_SOURCE MATERIAL_
▼▼▼

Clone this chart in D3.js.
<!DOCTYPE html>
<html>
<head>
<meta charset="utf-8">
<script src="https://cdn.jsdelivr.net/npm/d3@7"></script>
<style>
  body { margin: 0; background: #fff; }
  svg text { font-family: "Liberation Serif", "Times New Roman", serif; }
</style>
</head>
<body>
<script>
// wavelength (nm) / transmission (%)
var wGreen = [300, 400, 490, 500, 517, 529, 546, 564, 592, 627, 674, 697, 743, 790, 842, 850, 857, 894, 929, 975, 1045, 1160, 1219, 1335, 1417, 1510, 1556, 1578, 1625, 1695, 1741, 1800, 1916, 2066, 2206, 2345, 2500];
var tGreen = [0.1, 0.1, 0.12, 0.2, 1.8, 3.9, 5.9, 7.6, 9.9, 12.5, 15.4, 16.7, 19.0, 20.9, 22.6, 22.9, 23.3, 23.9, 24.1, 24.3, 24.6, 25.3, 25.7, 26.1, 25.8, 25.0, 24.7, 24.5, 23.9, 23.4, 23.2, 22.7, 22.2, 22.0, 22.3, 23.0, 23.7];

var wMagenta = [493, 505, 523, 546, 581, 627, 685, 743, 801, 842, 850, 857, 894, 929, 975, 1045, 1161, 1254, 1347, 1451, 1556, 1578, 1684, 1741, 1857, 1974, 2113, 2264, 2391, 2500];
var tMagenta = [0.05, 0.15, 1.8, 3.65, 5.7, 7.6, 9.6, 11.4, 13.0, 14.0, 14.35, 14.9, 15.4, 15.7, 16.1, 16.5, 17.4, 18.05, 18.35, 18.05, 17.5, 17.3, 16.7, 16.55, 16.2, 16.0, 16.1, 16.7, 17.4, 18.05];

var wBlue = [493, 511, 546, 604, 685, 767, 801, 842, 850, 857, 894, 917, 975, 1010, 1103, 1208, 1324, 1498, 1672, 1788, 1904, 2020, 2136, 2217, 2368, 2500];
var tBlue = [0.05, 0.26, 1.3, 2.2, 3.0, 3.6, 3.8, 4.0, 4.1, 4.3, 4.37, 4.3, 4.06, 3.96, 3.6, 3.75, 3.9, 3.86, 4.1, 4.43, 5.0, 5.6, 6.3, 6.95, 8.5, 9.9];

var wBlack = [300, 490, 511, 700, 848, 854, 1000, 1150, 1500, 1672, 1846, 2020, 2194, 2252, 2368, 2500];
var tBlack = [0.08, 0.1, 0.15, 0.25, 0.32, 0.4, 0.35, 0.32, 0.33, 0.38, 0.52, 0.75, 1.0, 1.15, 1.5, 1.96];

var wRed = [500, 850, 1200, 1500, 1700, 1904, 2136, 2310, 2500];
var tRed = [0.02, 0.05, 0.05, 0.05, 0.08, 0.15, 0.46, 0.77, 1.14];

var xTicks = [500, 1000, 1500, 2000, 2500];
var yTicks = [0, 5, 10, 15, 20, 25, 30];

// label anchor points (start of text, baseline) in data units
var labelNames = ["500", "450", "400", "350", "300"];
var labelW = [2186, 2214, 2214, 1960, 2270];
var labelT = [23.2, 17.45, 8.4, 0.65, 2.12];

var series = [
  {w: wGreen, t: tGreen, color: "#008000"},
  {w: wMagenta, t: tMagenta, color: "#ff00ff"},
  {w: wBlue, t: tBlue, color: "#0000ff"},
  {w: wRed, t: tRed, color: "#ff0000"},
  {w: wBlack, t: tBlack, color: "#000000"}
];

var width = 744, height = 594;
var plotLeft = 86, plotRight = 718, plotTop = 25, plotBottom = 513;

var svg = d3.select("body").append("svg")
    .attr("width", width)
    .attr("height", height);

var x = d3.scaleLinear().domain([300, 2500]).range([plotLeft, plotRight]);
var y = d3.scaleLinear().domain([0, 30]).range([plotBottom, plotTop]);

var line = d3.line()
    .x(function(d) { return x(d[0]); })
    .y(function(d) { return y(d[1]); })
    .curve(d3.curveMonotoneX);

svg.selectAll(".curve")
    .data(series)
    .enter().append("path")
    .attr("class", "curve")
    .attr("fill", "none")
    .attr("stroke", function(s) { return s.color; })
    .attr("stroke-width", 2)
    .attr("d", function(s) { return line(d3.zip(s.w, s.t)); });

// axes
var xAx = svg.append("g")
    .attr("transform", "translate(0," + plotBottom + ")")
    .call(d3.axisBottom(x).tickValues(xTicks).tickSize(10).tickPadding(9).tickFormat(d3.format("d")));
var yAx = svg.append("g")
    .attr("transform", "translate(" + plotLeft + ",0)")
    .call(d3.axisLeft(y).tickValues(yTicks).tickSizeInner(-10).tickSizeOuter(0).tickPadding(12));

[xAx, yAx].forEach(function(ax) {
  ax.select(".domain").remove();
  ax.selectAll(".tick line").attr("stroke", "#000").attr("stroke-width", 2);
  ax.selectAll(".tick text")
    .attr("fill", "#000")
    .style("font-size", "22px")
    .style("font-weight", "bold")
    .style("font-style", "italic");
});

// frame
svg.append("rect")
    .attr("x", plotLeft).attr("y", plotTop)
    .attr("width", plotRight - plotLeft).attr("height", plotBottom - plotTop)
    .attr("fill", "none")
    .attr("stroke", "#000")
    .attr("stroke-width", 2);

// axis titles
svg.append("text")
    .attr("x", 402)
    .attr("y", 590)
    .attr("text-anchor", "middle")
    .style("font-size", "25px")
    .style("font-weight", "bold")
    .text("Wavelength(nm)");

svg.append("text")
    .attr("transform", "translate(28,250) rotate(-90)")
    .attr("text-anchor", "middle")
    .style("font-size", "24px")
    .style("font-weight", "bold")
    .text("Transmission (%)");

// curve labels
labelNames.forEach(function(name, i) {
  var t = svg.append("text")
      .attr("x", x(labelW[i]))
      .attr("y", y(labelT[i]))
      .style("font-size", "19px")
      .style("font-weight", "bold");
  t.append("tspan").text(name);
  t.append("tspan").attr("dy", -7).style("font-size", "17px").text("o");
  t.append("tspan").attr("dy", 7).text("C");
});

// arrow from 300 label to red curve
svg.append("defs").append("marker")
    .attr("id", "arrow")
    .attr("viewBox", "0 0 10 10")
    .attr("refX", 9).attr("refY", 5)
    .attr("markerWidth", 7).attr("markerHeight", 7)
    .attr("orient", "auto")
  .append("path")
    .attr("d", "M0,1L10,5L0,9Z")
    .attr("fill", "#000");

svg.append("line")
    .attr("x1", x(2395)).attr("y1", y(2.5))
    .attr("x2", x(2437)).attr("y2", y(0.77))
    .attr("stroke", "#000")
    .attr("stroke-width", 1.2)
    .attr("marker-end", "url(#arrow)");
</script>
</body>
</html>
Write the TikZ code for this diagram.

▲▲▲

_PROBLEM DETAILS_
Set down the lines above as they stand, starting with the first line and ending with the line that contains "6.95, 8.5, 9.9];".

_TASK OUTPUT_
Clone this chart in D3.js.
<!DOCTYPE html>
<html>
<head>
<meta charset="utf-8">
<script src="https://cdn.jsdelivr.net/npm/d3@7"></script>
<style>
  body { margin: 0; background: #fff; }
  svg text { font-family: "Liberation Serif", "Times New Roman", serif; }
</style>
</head>
<body>
<script>
// wavelength (nm) / transmission (%)
var wGreen = [300, 400, 490, 500, 517, 529, 546, 564, 592, 627, 674, 697, 743, 790, 842, 850, 857, 894, 929, 975, 1045, 1160, 1219, 1335, 1417, 1510, 1556, 1578, 1625, 1695, 1741, 1800, 1916, 2066, 2206, 2345, 2500];
var tGreen = [0.1, 0.1, 0.12, 0.2, 1.8, 3.9, 5.9, 7.6, 9.9, 12.5, 15.4, 16.7, 19.0, 20.9, 22.6, 22.9, 23.3, 23.9, 24.1, 24.3, 24.6, 25.3, 25.7, 26.1, 25.8, 25.0, 24.7, 24.5, 23.9, 23.4, 23.2, 22.7, 22.2, 22.0, 22.3, 23.0, 23.7];

var wMagenta = [493, 505, 523, 546, 581, 627, 685, 743, 801, 842, 850, 857, 894, 929, 975, 1045, 1161, 1254, 1347, 1451, 1556, 1578, 1684, 1741, 1857, 1974, 2113, 2264, 2391, 2500];
var tMagenta = [0.05, 0.15, 1.8, 3.65, 5.7, 7.6, 9.6, 11.4, 13.0, 14.0, 14.35, 14.9, 15.4, 15.7, 16.1, 16.5, 17.4, 18.05, 18.35, 18.05, 17.5, 17.3, 16.7, 16.55, 16.2, 16.0, 16.1, 16.7, 17.4, 18.05];

var wBlue = [493, 511, 546, 604, 685, 767, 801, 842, 850, 857, 894, 917, 975, 1010, 1103, 1208, 1324, 1498, 1672, 1788, 1904, 2020, 2136, 2217, 2368, 2500];
var tBlue = [0.05, 0.26, 1.3, 2.2, 3.0, 3.6, 3.8, 4.0, 4.1, 4.3, 4.37, 4.3, 4.06, 3.96, 3.6, 3.75, 3.9, 3.86, 4.1, 4.43, 5.0, 5.6, 6.3, 6.95, 8.5, 9.9];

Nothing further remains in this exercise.